By Dominic Messier, Founder, Editor and Film Writer
In what could be called a modern-day derivative of good old Tom Clancy techno-thrillers — minus the techno part — that speaks to the current mood of distrust between the major superpowers, Red Sparrow helps showcase Jennifer Lawrence’s versatility in both linguistics and appearance, however at a slow and tedious 2 hours and 20 minutes, the film feels more like an unedited ABC movie of the week than it does a gripping, tense spy drama.
Lawrence plays Dominika Egorova, a promising ballerina whose career ends brutally after an on stage accident which breaks her leg. Left to care after her ill mother (Joely Richardson), the now-former dancer is recruited by her intelligence agency uncle in “seducing” a crooked politician into a compromising situation. When that plan goes South and the SRV has him killed before her very eyes, she is given a choice: die so to leave no witnesses or join a clandestine training program for “Sparrows”. Its purpose: to help form a squad of seductive spies trained in the art of deception, using sex and manipulation to help the State gets secrets from foreign agents.
Soon thereafter, Dominika is assigned to gain the trust of CIA agent Nate Nash (Joel Edgerton) who is all too wise to Dominika’s mission, and seek to recruit her to the American side on his own.
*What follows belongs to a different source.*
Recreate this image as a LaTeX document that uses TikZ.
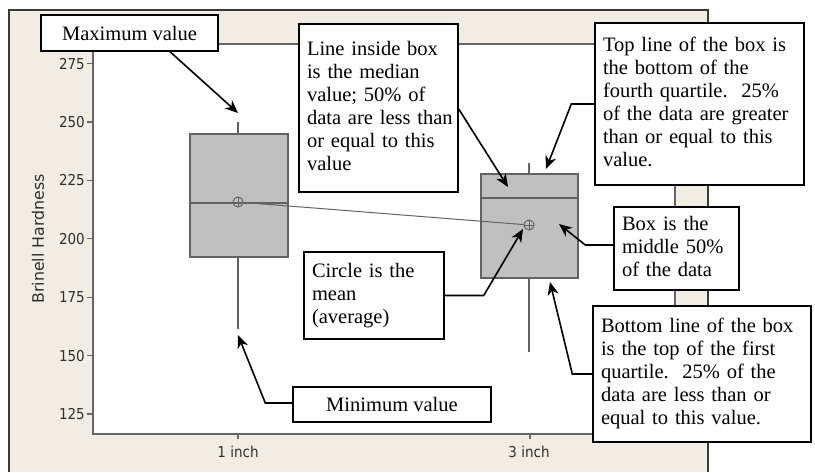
\documentclass[tikz,border=0pt]{standalone}
\usepackage{fontspec}
\setmainfont{Liberation Serif}
\newfontfamily\axisfont{DejaVu Sans Condensed}
\newfontfamily\titlefont{DejaVu Sans}
\usetikzlibrary{arrows.meta}
\newcommand\ntfont{\fontsize{20.5pt}{23pt}\selectfont}
\newcommand\lines[1]{\begin{tabular}{@{}l@{}}#1\end{tabular}}
\definecolor{panel}{HTML}{F2EDE4}
\definecolor{boxfill}{HTML}{C0C0C0}
\definecolor{boxline}{HTML}{626262}
\definecolor{axisline}{HTML}{666666}
\definecolor{frameline}{HTML}{3A3A3A}
\definecolor{ticktext}{HTML}{2E2E2E}
\tikzset{
  note/.style={draw=black, line width=1.4pt, fill=white, font=\ntfont,
    inner xsep=8pt, inner ysep=0pt},
  callout/.style={draw=black, line width=1.6pt,
    -{Stealth[length=13pt,width=11pt,inset=4pt]}},
  quartbox/.style={fill=boxfill, draw=boxline, line width=1.2pt},
  whisker/.style={draw=boxline, line width=1.2pt},
  meanmark/.style={circle, draw=boxline, line width=1pt, minimum size=10pt,
    inner sep=0pt,
    path picture={\draw[boxline, line width=0.8pt]
      (path picture bounding box.north) -- (path picture bounding box.south)
      (path picture bounding box.west) -- (path picture bounding box.east);}},
  ticklabel/.style={font=\axisfont\fontsize{15pt}{16pt}\selectfont, text=ticktext, inner sep=0pt},
}
\begin{document}
\begin{tikzpicture}[x=1pt,y=-1pt]
\useasboundingbox (0,0) rectangle (815,472);
\fill[white] (0,0) rectangle (815,472);

% chart panel
\fill[panel] (9,10) rectangle (708,472);
\draw[frameline, line width=1.2pt] (9,472) -- (9,10) -- (708,10) -- (708,472);

% plotting area
\filldraw[fill=white, draw=axisline, line width=1.3pt] (93,44) rectangle (675,434);

% y axis ticks and labels
\foreach \v in {125,150,...,275} {
  \pgfmathsetmacro{\yy}{414-2.336*(\v-125)}
  \draw[axisline, line width=1.1pt] (87,\yy) -- (93,\yy);
  \node[ticklabel, anchor=east] at (85,\yy) {\v};
}
\node[font=\titlefont\fontsize{15.8pt}{17pt}\selectfont, text=ticktext, rotate=90]
  (ytitle) at (38,239) {Brinell Hardness};

% x axis ticks and labels
\draw[axisline, line width=1.1pt] (238,434) -- (238,439) (530,434) -- (530,439);
\node[ticklabel] (x1) at (238,452) {1 inch};
\node[ticklabel] (x3) at (529,452) {3 inch};

% first box plot
\draw[whisker] (238,122) -- (238,134) (238,257) -- (238,329);
\draw[quartbox] (190,134) rectangle (288,257);
\draw[whisker] (190,203) -- (288,203);

% second box plot
\draw[whisker] (529,163) -- (529,174) (529,278) -- (529,352);
\draw[quartbox] (481,174) rectangle (578,278);
\draw[whisker] (481,198) -- (578,198);

% means and the line joining them
\node[meanmark] (m1) at (238,202) {};
\node[meanmark] (m3) at (529,225) {};
\draw[boxline, line width=1pt] (m1) -- (m3);

% arrow targets
\coordinate (tmax) at (238,113);
\coordinate (tmed) at (508,187);
\coordinate (tq3) at (546,169);
\coordinate (tmid) at (559,224);
\coordinate (tq1) at (550,282);
\coordinate (tmean) at (523,229);
\coordinate (tmin) at (238,335);

% annotations
\node[note, minimum width=177pt, minimum height=36pt] (maxv) at (129.5,33) {Maximum value};
\node[note, minimum width=159pt, minimum height=168pt, text width=143pt] (medn) at (378.5,108)
  {\lines{Line inside box\\ is the median\\ value; 50\% of\\ data are less than\\ or equal to this\\ value}};
\node[note, minimum width=209pt, minimum height=162pt, text width=193pt] (topq) at (699.5,104)
  {\lines{Top line of the box is\\ the bottom of the\\ fourth quartile.\ \ 25\%\\ of the data are greater\\ than or equal to this\\ value.}};
\node[note, minimum width=125pt, minimum height=83pt, text width=109pt] (mid50) at (676.5,248.5)
  {\lines{Box is the\\ middle 50\%\\ of the data}};
\node[note, minimum width=218pt, minimum height=136pt, text width=202pt] (botq) at (702,374)
  {\lines{Bottom line of the box\\ is the top of the first\\ quartile.\ \ 25\% of the\\ data are less than or\\ equal to this value.}};
\node[note, minimum width=140pt, minimum height=87pt, text width=124pt] (meanb) at (374,295.5)
  {\lines{Circle is the\\ mean\\ (average)}};
\node[note, minimum width=198pt, minimum height=35pt] (minv) at (392,404.5) {Minimum value};

% callout arrows
\draw[callout] ([xshift=40.5pt]maxv.south) -- (tmax);
\draw[callout] ([yshift=-1pt]medn.east) -- (tmed);
\draw[callout] (topq.west) -- ++(-23,0) -- (tq3);
\draw[callout] ([yshift=3.5pt]mid50.west) -- ++(-28,0) -- (tmid);
\draw[callout] (botq.west) -- ++(-20,0) -- (tq1);
\draw[callout] (meanb.east) -- ++(39,0) -- (tmean);
\draw[callout] ([yshift=1.5pt]minv.west) -- ++(-27,0) -- (tmin);
\end{tikzpicture}
\end{document}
With both agents having something to lose (she her mother, he a trusted and reported high-ranking mole within the Russian apparatchik), the question becomes one of survival over trust, hoping to deceive their superiors, if not each other.
Oh, and lots of sex and torture in between.
Despite its best intentions, the film takes way too long to achieve its objectives, turning into a marathon endurance test of patience as the plot slowly reveals the training program to the audience, only to omit the important art of careful film editing in chopping out the extraneous parts in between.
While no time is wasted in establishing that the U.S. side wishes to protect its source while the SRV wishes to root out its traitor, the game of cat and mouse gets long in the tooth very quickly, resulting in a rotating scene of Lawrence shots in and out of airports, in what could easily have been a condensed thriller. Instead, we get a stylish film that’s pretty to look at, glamorous in its portrayal of its star as a glamorous seductress, but very little else.
Give credit to Joel Edgerton for putting himself out there as potential leading man, but Jack Ryan he is not. The chemistry between the leads is flat and forced, as is the dry performance of supporting players Matthias Schoenaerts (as Dominika’s uncle) and Charlotte Rampling (as the Sparrow program’s monotone teacher.)
Jeremy Irons and Ciaran Hinds pop up as top level operatives within the Russian intelligence agency, but they too overplay the somber, stereotypical idea of evil Soviet remnants stuck in a modern spy game.
Jennifer Lawrence is fairly convincing with her accent and demeanor, but the script doesn’t give her a chance to do any more than make out with Edgerton, look worried or nauseous when threatened, or simply look glamorous when seducing her targets.